Polish volleyball player

Zdzisław Stanisław Ambroziak (1 January 1944 – 23 January 2004) was a Polish volleyball player, sports journalist, sports commentator, a member of the Poland national team in 1963–1972, and a participant in the Olympic Games (Mexico 1968, Munich 1972).

==Personal life==
Amroziak was born in Warsaw, he graduated from the Józef Piłsudski University of Physical Education in Warsaw. He was married to Ewa. In 1999, he appeared in the Polish movie, Kiler-ów 2-óch, starring as a sports commentator.
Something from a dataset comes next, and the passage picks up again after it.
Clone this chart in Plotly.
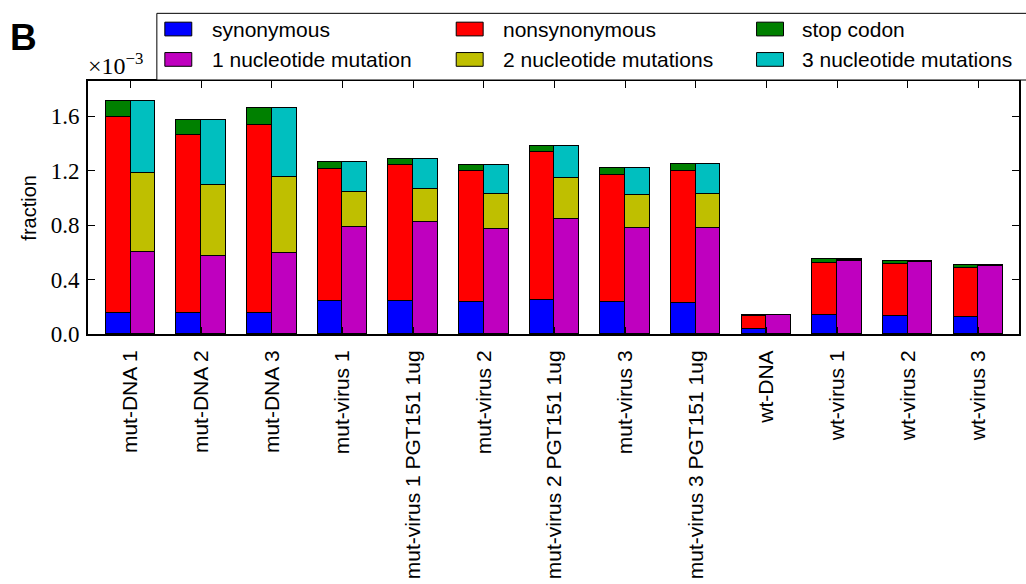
import plotly.graph_objects as go

# ---- data (values in units of 1e-3) ----
categories = ["mut-DNA 1", "mut-DNA 2", "mut-DNA 3", "mut-virus 1",
              "mut-virus 1 PGT151 1ug", "mut-virus 2", "mut-virus 2 PGT151 1ug",
              "mut-virus 3", "mut-virus 3 PGT151 1ug", "wt-DNA",
              "wt-virus 1", "wt-virus 2", "wt-virus 3"]
synonymous = [0.156, 0.152, 0.154, 0.240, 0.245, 0.233, 0.253, 0.238, 0.231, 0.038, 0.137, 0.130, 0.125]
nonsynonymous = [1.440, 1.314, 1.384, 0.973, 0.997, 0.965, 1.083, 0.934, 0.970, 0.096, 0.383, 0.383, 0.359]
stop_codon = [0.120, 0.105, 0.123, 0.051, 0.045, 0.048, 0.047, 0.048, 0.050, 0.008, 0.031, 0.026, 0.026]
one_nt = [0.604, 0.575, 0.599, 0.789, 0.825, 0.775, 0.845, 0.780, 0.780, 0.138, 0.539, 0.527, 0.498]
two_nt = [0.582, 0.522, 0.553, 0.258, 0.244, 0.255, 0.300, 0.240, 0.252, 0.003, 0.008, 0.008, 0.008]
three_nt = [0.530, 0.474, 0.509, 0.217, 0.218, 0.216, 0.238, 0.200, 0.219, 0.001, 0.004, 0.004, 0.004]
y_ticks = [0.0, 0.4, 0.8, 1.2, 1.6]
y_tick_text = ["0.0", "0.4", "0.8", "1.2", "1.6"]

left_series = [("synonymous", synonymous, "#0000ff"),
               ("nonsynonymous", nonsynonymous, "#ff0000"),
               ("stop codon", stop_codon, "#008000")]
right_series = [("1 nucleotide mutation", one_nt, "#bf00bf"),
                ("2 nucleotide mutations", two_nt, "#bfbf00"),
                ("3 nucleotide mutations", three_nt, "#00bfbf")]

W, H = 1026, 584
ML, MR, MT, MB = 88, 5, 81, 245
PW, PH = W - ML - MR, H - MT - MB

def px(x):
    return (x - ML) / PW

def py(y):
    return (H - MB - y) / PH

BW = 0.35
idx = list(range(len(categories)))

fig = go.Figure()
for name, vals, col in left_series:
    fig.add_trace(go.Bar(x=[i - BW / 2 for i in idx], y=vals, width=BW, name=name,
                         marker=dict(color=col, line=dict(color="black", width=1.2)),
                         showlegend=False))
for name, vals, col in right_series:
    fig.add_trace(go.Bar(x=[i + BW / 2 for i in idx], y=vals, width=BW, name=name,
                         marker=dict(color=col, line=dict(color="black", width=1.2)),
                         showlegend=False))

shapes = []
annotations = []
# legend frame
shapes.append(dict(type="rect", xref="paper", yref="paper",
                   x0=px(157), x1=px(1040), y0=py(80), y1=py(12),
                   line=dict(color="black", width=1), fillcolor="white", layer="above"))
legend_items = [(left_series[0], 0, 0), (left_series[1], 1, 0), (left_series[2], 2, 0),
                (right_series[0], 0, 1), (right_series[1], 1, 1), (right_series[2], 2, 1)]
col_sw = [165, 457, 758]
col_tx = [210, 502, 802]
row_c = [28, 59]
for (name, _, col), c, r in legend_items:
    shapes.append(dict(type="rect", xref="paper", yref="paper",
                       x0=px(col_sw[c]), x1=px(col_sw[c] + 27),
                       y0=py(row_c[r] + 7), y1=py(row_c[r] - 7),
                       line=dict(color="black", width=1), fillcolor=col, layer="above"))
    annotations.append(dict(text=name, xref="paper", yref="paper",
                            x=px(col_tx[c]), y=py(row_c[r]), xanchor="left", yanchor="middle",
                            showarrow=False,
                            font=dict(family="Liberation Sans, Arial", size=21, color="black")))

annotations.append(dict(text="fraction", xref="paper", yref="paper", x=px(28), y=py(210),
                        textangle=-90, xanchor="center", yanchor="middle", showarrow=False,
                        font=dict(family="Liberation Sans, Arial", size=20, color="black")))
annotations.append(dict(text="×10<sup>−3</sup>", xref="paper", yref="paper", x=px(86), y=py(81),
                        xanchor="left", yanchor="bottom", showarrow=False,
                        font=dict(family="Liberation Serif, Times New Roman", size=24, color="black")))
annotations.append(dict(text="<b>B</b>", xref="paper", yref="paper", x=px(8), y=py(37),
                        xanchor="left", yanchor="middle", showarrow=False,
                        font=dict(family="Liberation Sans, Arial", size=37, color="black")))

fig.update_layout(
    width=W, height=H, barmode="stack", bargap=0,
    margin=dict(l=ML, r=MR, t=MT, b=MB, pad=0),
    paper_bgcolor="white", plot_bgcolor="white",
    shapes=shapes, annotations=annotations,
    xaxis=dict(range=[-0.602, 12.575], tickmode="array", tickvals=idx, ticktext=categories,
               tickangle=-90, ticks="inside", ticklen=7, tickcolor="black", tickwidth=1,
               showline=True, linecolor="black", linewidth=2, mirror="ticks",
               showgrid=False, zeroline=False, ticklabelstandoff=6,
               tickfont=dict(family="Liberation Sans, Arial", size=21, color="black")),
    yaxis=dict(range=[0, 1.86], tickmode="array", tickvals=y_ticks, ticktext=y_tick_text,
               ticks="inside", ticklen=7, tickcolor="black", tickwidth=1,
               showline=True, linecolor="black", linewidth=2, mirror="ticks",
               showgrid=False, zeroline=False, ticklabelstandoff=2,
               tickfont=dict(family="Liberation Serif, Times New Roman", size=23, color="black")),
)

fig.write_html("out.html")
He died after a long illness in a hospital in Warsaw.

==Honours==
===Club===
- Domestic
  - 1964–65 Polish Championship, with AZS AWF Warsaw
  - 1965–66 Polish Championship, with AZS AWF Warsaw
  - 1967–68 Polish Championship, with AZS AWF Warsaw

==Memory==
In 2007, was founded the Foundation of Zdzisław Ambroziak. The Foundation aims, among others, to support sports journalists attitude of fair play and promote various forms of youth education. Since 2006, the tournament named Memoriał of Zdzisław Ambroziak, is organized for volleyball clubs to honor his memory.